Clement contended that accommodating corporations on contraceptive coverage was easier because the Obama administration has already relaxed the mandate for religious institutions and religiously affiliated nonprofits. He dismissed the “parade of horribles” — that corporations would pose religious objections to complying with Social Security contributions, anti-discrimination laws or minimum wage requirements — as entirely unlikely.

But Justice Elena Kagan predicted that under Clement’s approach, giving extreme deference to employers’ free exercise claims, “You would see religious objectors come out of the woodwork with respect to all of these laws.”

This is where the issue of employees’ rights comes in — and it’s why Solicitor General Donald Verrilli put so much emphasis on “the problems of inviting the kinds of claims that are predictably going to impose harms on third parties.”

Siding with the companies, suggested Justice Anthony Kennedy, who is apt to hold the deciding vote, “is allowing the employer to put the employee in a disadvantageous position. The employee may not agree with these religious beliefs of the employer. [Do] the religious beliefs just trump?”

In the end, Kennedy may side with the companies. “Under your view,” he told Verrilli, “a profit corporation could be forced . . . to pay for abortions.” Indeed, the companies contend that they are in precisely that fix, because they view intrauterine devices and emergency contraceptives as abortifacients.

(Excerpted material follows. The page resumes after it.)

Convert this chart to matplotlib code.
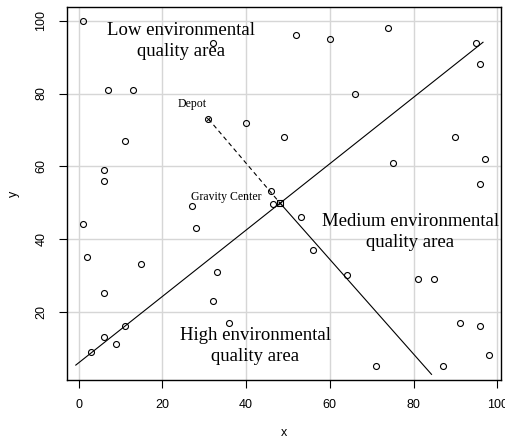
import matplotlib
matplotlib.use("Agg")
import matplotlib.pyplot as plt

plt.rcParams["font.family"] = ["Liberation Sans", "DejaVu Sans"]

# customer points
xs = [1, 32, 52, 60, 74, 95, 96, 7, 13, 66, 40, 11, 49, 90, 97, 75, 6, 6, 96,
      46, 46.4, 27, 1, 28, 53, 56, 2, 15, 33, 64, 81, 85, 6, 32, 36, 91, 96,
      11, 6, 9, 3, 98, 71, 87]
ys = [100, 94, 96, 95, 98, 94, 88, 81, 81, 80, 72, 67, 68, 68, 62, 61, 59, 56,
      55, 53.2, 49.6, 49, 44, 43, 46, 37, 35, 33, 31, 30, 29, 29, 25, 23, 17,
      17, 16, 16, 13, 11, 9, 8, 5, 5]

depot = (31, 73)
gravity = (48, 50)

# separation line and direction line
split_x = [-0.7, 96.6]
split_y = [5.3, 94.1]
dir_x = [48, 84.3]
dir_y = [50, 2.75]

xticks = [0, 20, 40, 60, 80, 100]
yticks = [20, 40, 60, 80, 100]

fig = plt.figure(figsize=(5.06, 4.38), dpi=100)
ax = fig.add_axes([67/506, 58/438, (501-67)/506, (380-7)/438])
ax.set_xlim(-2.8, 100.9)
ax.set_ylim(1.2, 103.8)

for t in xticks:
    ax.axvline(t, color="#d6d6d6", lw=1.0, zorder=0)
for t in yticks:
    ax.axhline(t, color="#d6d6d6", lw=1.0, zorder=0)

ax.plot(xs, ys, linestyle="none", marker="o", ms=4.3, mfc="none", mec="black", mew=0.8)
ax.plot([depot[0]], [depot[1]], linestyle="none", marker="o", ms=4.3, mfc="none", mec="black", mew=0.8)
ax.plot([depot[0]], [depot[1]], linestyle="none", marker="x", ms=3, mec="black", mew=0.6)
ax.plot([gravity[0]], [gravity[1]], linestyle="none", marker="s", ms=4, mfc="none", mec="black", mew=0.8)
ax.plot([gravity[0]], [gravity[1]], linestyle="none", marker="x", ms=3, mec="black", mew=0.6)

ax.plot(split_x, split_y, color="black", lw=0.8)
ax.plot(dir_x, dir_y, color="black", lw=0.8)
ax.plot([depot[0], gravity[0]], [depot[1], gravity[1]], color="black", lw=0.8, ls=(0, (4, 3)))

serif = "Liberation Serif"
ax.text(24.4, 94.5, "Low environmental\nquality area", ha="center", va="center",
        fontsize=13.5, family=serif, linespacing=1.3)
ax.text(79.2, 41.9, "Medium environmental\nquality area", ha="center", va="center",
        fontsize=13.5, family=serif, linespacing=1.3)
ax.text(42.2, 10.6, "High environmental\nquality area", ha="center", va="center",
        fontsize=13.5, family=serif, linespacing=1.3)
ax.text(27.0, 77.2, "Depot", ha="center", va="center", fontsize=8.5, family=serif)
ax.text(35.3, 51.5, "Gravity Center", ha="center", va="center", fontsize=8.5, family=serif)

ax.set_xticks(xticks)
ax.set_yticks(yticks)
ax.set_xticklabels([str(t) for t in xticks], fontsize=9)
ax.set_yticklabels([str(t) for t in yticks], fontsize=9, rotation=90, va="center")
ax.tick_params(direction="out", length=6, width=0.8, pad=8)
ax.set_xlabel("x", fontsize=9, labelpad=11)
ax.set_ylabel("y", fontsize=9, labelpad=11)
for s in ax.spines.values():
    s.set_linewidth(1.0)
    s.set_color("black")

fig.savefig("out.png", dpi=100)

And Clement offered the court an alternative: The government has relieved religiously affiliated corporations from the contraceptive mandate and put the onus on insurers. Why not offer for-profit companies with religious scruples the same escape hatch?

An easy way out of the immediate fix, but one that would create a jurisprudential and social mess in the long run. Hobby Lobby and Conestoga Wood Specialties complain only about particular forms of contraception. What happens when company after company balks at providing any contraceptive coverage? What happens when they decline to provide spousal benefits in jurisdictions that recognize same-sex marriage?

Clement’s assurances notwithstanding, the minute the court opens this door, there are going to be a lot of corporate fists waving, and a lot of bruised noses.